Song of the day, 2 April 2026
Just Jacques' imagination
Upon starting to read this book I discovered that it is not directed at the layreader, at least not very much. Instead it seems to be a collection of essays by Le Goff culled from various journals aimed at professional historians. And I so came upon many terms that I wasn't familiar with. For example, in "Vestimentary and Alimentary Codes" I came across "vair" as being used on the haute couture in the 12th century romance Erec and Enide along with squirrel, sable, etc. The interwebs say vair refers to the fur of a type of squirrel and so I find that the difference between vair and squirrel fur is lost on me.
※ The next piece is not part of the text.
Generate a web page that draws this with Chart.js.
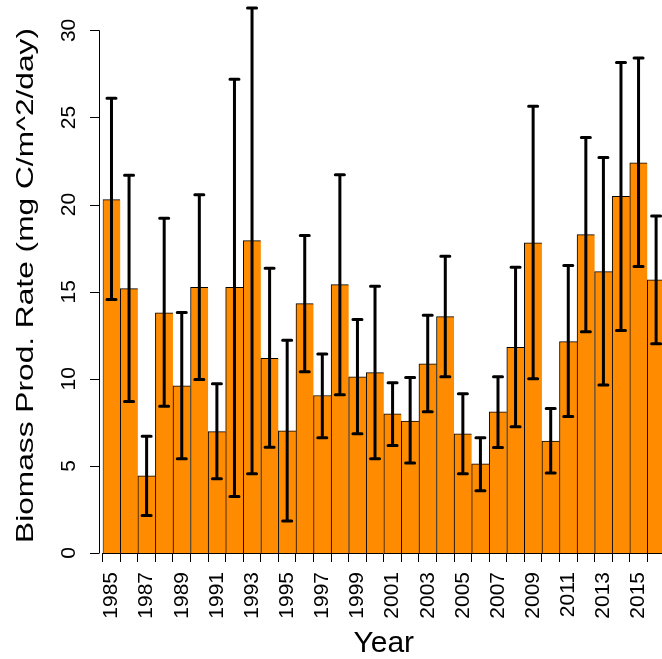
<!DOCTYPE html>
<html>
<head>
<meta charset="utf-8">
<title>Biomass Prod. Rate</title>
<script src="https://cdn.jsdelivr.net/npm/chart.js@4.4.0/dist/chart.umd.min.js"></script>
<style>
  html, body { margin: 0; padding: 0; overflow: hidden; background: #fff; }
  canvas { display: block; }
</style>
</head>
<body>
<canvas id="bioChart" width="700" height="659"></canvas>
<script>
// ---- data ----
const years = ['1985', '1986', '1987', '1988', '1989', '1990', '1991', '1992',
               '1993', '1994', '1995', '1996', '1997', '1998', '1999', '2000',
               '2001', '2002', '2003', '2004', '2005', '2006', '2007', '2008',
               '2009', '2010', '2011', '2012', '2013', '2014', '2015', '2016'];
const rates = [20.29, 15.18, 4.43, 13.79, 9.59, 15.25, 6.97, 15.25,
               17.93, 11.17, 7.01, 14.32, 9.04, 15.41, 10.12, 10.35,
               7.99, 7.58, 10.86, 13.57, 6.84, 5.12, 8.11, 11.80,
               17.81, 6.43, 12.13, 18.28, 16.15, 20.47, 22.40, 15.68];
const errUpper = [26.10, 21.68, 6.70, 19.22, 13.81, 20.57, 9.71, 27.19,
                  31.29, 16.35, 12.21, 18.22, 11.43, 21.72, 13.40, 15.31,
                  9.77, 10.08, 13.65, 17.03, 9.14, 6.62, 10.12, 16.41,
                  25.64, 8.30, 16.50, 23.85, 22.70, 28.16, 28.42, 19.34];
const errLower = [14.55, 8.69, 2.15, 8.42, 5.41, 9.96, 4.26, 3.24,
                  4.55, 6.07, 1.84, 10.41, 6.62, 9.08, 6.84, 5.41,
                  6.17, 5.16, 8.11, 10.12, 4.55, 3.57, 6.05, 7.25,
                  10.00, 4.59, 7.83, 12.70, 9.65, 12.77, 16.45, 12.01];
const yTicks = [0, 5, 10, 15, 20, 25, 30];

const FONT = '"Liberation Sans", Arial, sans-serif';

// error bars (drawn through the chart's scales)
const errorBars = {
    id: 'errorBars',
    afterDatasetsDraw(chart) {
        const ctx = chart.ctx;
        const xs = chart.scales.x, ys = chart.scales.y;
        ctx.save();
        ctx.strokeStyle = '#000';
        ctx.lineWidth = 3;
        ctx.lineCap = 'round';
        for (let i = 0; i < rates.length; i++) {
            const x = xs.getPixelForValue(i);
            const yT = ys.getPixelForValue(errUpper[i]);
            const yB = ys.getPixelForValue(errLower[i]);
            ctx.beginPath();
            ctx.moveTo(x, yT); ctx.lineTo(x, yB);
            ctx.moveTo(x - 4.5, yT); ctx.lineTo(x + 4.5, yT);
            ctx.moveTo(x - 4.5, yB); ctx.lineTo(x + 4.5, yB);
            ctx.stroke();
        }
        ctx.restore();
    }
};

// R-style y axis: detached line, rotated tick labels, axis title
const rAxis = {
    id: 'rAxis',
    afterDraw(chart) {
        const ctx = chart.ctx;
        const ys = chart.scales.y;
        const ax = Math.round(chart.chartArea.left - 4) + 0.5;
        ctx.save();
        ctx.strokeStyle = '#000';
        ctx.lineWidth = 1;
        ctx.beginPath();
        ctx.moveTo(ax, ys.getPixelForValue(yTicks[0]));
        ctx.lineTo(ax, ys.getPixelForValue(yTicks[yTicks.length - 1]));
        yTicks.forEach(v => {
            const y = Math.round(ys.getPixelForValue(v)) + 0.5;
            ctx.moveTo(ax - 9.5, y);
            ctx.lineTo(ax, y);
        });
        ctx.stroke();

        ctx.fillStyle = '#000';
        ctx.font = '21px ' + FONT;
        ctx.textAlign = 'center';
        ctx.textBaseline = 'alphabetic';
        yTicks.forEach(v => {
            ctx.save();
            ctx.translate(75, ys.getPixelForValue(v));
            ctx.rotate(-Math.PI / 2);
            ctx.fillText(String(v), 0, 0);
            ctx.restore();
        });

        // y title
        ctx.save();
        ctx.font = '31.7px ' + FONT;
        ctx.translate(33, 285.5);
        ctx.rotate(-Math.PI / 2);
        ctx.scale(1, 0.78);
        ctx.fillText('Biomass Prod. Rate (mg C/m^2/day)', 0, 0);
        ctx.restore();
        ctx.restore();
    }
};

new Chart(document.getElementById('bioChart'), {
    type: 'bar',
    data: {
        labels: years,
        datasets: [{
            data: rates,
            backgroundColor: '#FF8C00',
            borderColor: '#000',
            borderWidth: { top: 1, left: 1, right: 0, bottom: 0 },
            borderSkipped: false,
            barPercentage: 1.0,
            categoryPercentage: 1.0
        }]
    },
    options: {
        responsive: false,
        animation: false,
        layout: { padding: { top: 30.4, right: 35.1, left: 0, bottom: 0 } },
        plugins: {
            legend: { display: false },
            tooltip: { enabled: false }
        },
        scales: {
            x: {
                offset: true,
                grid: { offset: true, drawOnChartArea: false, drawTicks: true, tickLength: 9, color: '#000', lineWidth: 1 },
                border: { display: true, color: '#000', width: 1 },
                ticks: {
                    autoSkip: false,
                    minRotation: 90,
                    maxRotation: 90,
                    padding: 10,
                    color: '#000',
                    font: { family: FONT, size: 21 },
                    callback: function (v, i) { return i % 2 === 0 ? this.getLabelForValue(v) : ''; }
                },
                title: { display: true, text: 'Year', color: '#000', font: { family: FONT, size: 30, lineHeight: 1 }, padding: 0 },
                afterFit: s => { s.height = 106; }
            },
            y: {
                min: 0,
                max: 30,
                grid: { display: false },
                border: { display: false },
                ticks: { display: false, stepSize: 5 },
                afterBuildTicks: s => { s.ticks = yTicks.map(v => ({ value: v })); },
                afterFit: s => { s.width = 102.7; }
            }
        }
    },
    plugins: [errorBars, rAxis]
});
</script>
</body>
</html>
This is a minor example, I grant you. But he refers to other writers without offering much in the way of qualifications and will occasionally throw something out there for you and just leave it without definition or much context. For example in the essay "The Repudiation of Pleasure" Le Goff looks at the notion that Western civilization was, as we say these days, sex positive prior to the spread of Christianity and that the Church fathers threw a yoke around the libido. But he notes that Paul Veyne and Michel Foucault maintain that a shift towards the prudish took place before Christianity arrived on the scene and that among pagan Romans existed a notion of "virile puritanism". What was that? I dunno as Le Goff just moves on. And, since Le Goff is French, perhaps he felt no need to introduce a couple fellow French intellectuals to his French audience.
Just as the book is a compendium of essays with no attempt to connect everything together, what I got out of reading it is just as random and disparate.
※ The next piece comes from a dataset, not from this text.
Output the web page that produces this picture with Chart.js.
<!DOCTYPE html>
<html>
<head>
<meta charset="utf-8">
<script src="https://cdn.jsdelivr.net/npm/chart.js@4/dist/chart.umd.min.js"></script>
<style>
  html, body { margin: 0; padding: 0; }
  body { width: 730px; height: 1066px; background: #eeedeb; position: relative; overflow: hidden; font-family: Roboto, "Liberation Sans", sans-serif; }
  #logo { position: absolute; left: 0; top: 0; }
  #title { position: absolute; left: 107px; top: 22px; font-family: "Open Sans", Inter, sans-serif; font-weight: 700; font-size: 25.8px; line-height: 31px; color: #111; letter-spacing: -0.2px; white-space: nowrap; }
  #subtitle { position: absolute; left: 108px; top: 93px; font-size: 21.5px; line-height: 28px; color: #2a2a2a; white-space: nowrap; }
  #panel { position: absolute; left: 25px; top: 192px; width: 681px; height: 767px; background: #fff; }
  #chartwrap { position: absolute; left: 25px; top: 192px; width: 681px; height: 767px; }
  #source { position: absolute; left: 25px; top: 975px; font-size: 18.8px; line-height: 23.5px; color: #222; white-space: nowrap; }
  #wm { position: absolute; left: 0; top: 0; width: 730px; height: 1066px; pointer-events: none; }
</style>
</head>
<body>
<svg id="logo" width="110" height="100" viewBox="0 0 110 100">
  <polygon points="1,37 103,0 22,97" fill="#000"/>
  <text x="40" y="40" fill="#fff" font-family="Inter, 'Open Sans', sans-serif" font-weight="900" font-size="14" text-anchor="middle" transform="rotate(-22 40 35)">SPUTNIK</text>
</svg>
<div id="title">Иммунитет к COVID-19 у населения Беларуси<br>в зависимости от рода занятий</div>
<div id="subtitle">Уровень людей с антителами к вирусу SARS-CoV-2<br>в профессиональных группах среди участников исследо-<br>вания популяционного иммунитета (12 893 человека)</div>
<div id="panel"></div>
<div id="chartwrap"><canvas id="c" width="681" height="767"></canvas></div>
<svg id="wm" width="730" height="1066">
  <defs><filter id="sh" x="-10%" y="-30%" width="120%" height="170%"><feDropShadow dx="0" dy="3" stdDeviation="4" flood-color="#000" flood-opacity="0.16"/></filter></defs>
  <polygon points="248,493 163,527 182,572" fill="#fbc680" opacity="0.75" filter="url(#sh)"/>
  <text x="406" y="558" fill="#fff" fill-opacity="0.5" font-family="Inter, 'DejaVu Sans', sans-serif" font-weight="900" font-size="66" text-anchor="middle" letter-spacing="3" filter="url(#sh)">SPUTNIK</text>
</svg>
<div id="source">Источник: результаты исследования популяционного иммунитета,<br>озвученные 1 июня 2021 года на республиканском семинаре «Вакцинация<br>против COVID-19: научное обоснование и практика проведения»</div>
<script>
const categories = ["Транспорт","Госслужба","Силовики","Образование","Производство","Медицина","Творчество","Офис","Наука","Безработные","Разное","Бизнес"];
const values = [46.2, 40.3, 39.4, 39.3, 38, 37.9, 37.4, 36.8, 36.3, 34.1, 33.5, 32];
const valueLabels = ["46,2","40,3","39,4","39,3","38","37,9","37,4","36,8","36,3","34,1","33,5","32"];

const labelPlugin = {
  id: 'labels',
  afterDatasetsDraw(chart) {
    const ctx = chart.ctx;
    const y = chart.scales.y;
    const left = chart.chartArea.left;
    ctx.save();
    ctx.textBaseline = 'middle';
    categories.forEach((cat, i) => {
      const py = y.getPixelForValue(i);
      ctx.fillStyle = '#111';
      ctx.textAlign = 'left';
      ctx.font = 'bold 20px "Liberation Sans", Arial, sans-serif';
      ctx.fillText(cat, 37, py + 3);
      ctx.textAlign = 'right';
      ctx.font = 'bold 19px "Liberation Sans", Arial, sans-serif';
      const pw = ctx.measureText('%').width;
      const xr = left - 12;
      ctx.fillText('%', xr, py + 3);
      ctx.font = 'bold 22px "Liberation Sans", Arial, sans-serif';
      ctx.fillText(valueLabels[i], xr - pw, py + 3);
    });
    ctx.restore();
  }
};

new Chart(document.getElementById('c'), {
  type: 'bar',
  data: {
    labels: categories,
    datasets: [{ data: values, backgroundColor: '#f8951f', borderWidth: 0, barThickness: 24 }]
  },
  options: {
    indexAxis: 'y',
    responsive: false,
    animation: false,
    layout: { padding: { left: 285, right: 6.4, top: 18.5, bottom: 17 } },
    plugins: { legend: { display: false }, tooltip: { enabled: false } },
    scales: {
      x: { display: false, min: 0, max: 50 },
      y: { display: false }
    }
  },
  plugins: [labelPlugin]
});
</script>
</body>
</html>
In 1274 the Pope is organizing the Second Council of Lyon and the preparation is done in units of 6 months - travel times, time to fill out and return questionairres, and so on. Le Goff notes, "Six-month intervals were clearly an important spatial and temporal unit in the contemporary minds." I find this interesting in and of itself but would love to know why. Is there a Biblical justification? Something to do with average travel times between cities?
The writings on Purgatory were quite intriguing and showed how conceptions of it appeared and changed over time. We are told that in the days and weeks after death, God granted permission to some souls to leave Purgatory and return to Earth to "solicit aid from relatives in a brief apparition". Le Goff then notes that it was believed that the color of apparitions of condemned souls indicated how much penance they had done. If the spectral figure is a third to a half white then that means more suffrage is needed.
At least twice Le Goff contrasts an antithesis in the minds of Romans vs. medieval clerics. The Roman imagination, he says, was concerned with urbs vs. rus, that is, the city vs. the countryside. But in the minds of medieval clerics the important contrast was nature vs. culture which is to say that which is wild (e.g. - the ocean and the forests) vs. that which was built, cultivated, and inhabited (cities, villages, etc.)
It took me a bit to grok the distinction. For the Romans both the city and the country were places populated by people but they had their own modes of living. By contrast the minds of medieval clerics saw humanity in one place but not the other. I will note that an early essay explained how the forest took the place of the desert in the European Christian imagination.
But this distinction is tossed out more as trivia and never really justified or fully integrated into much of anything.
There was a lot of interesting stuff here but the book simply has this scattershot feel to it instead of offering a throughline. I would love to read more about each of the individual topics here at greater length with more examples from the Middle Ages and, because I am not a historian of that time, perhaps analogies to my own era. Some good food for thought but I need something more.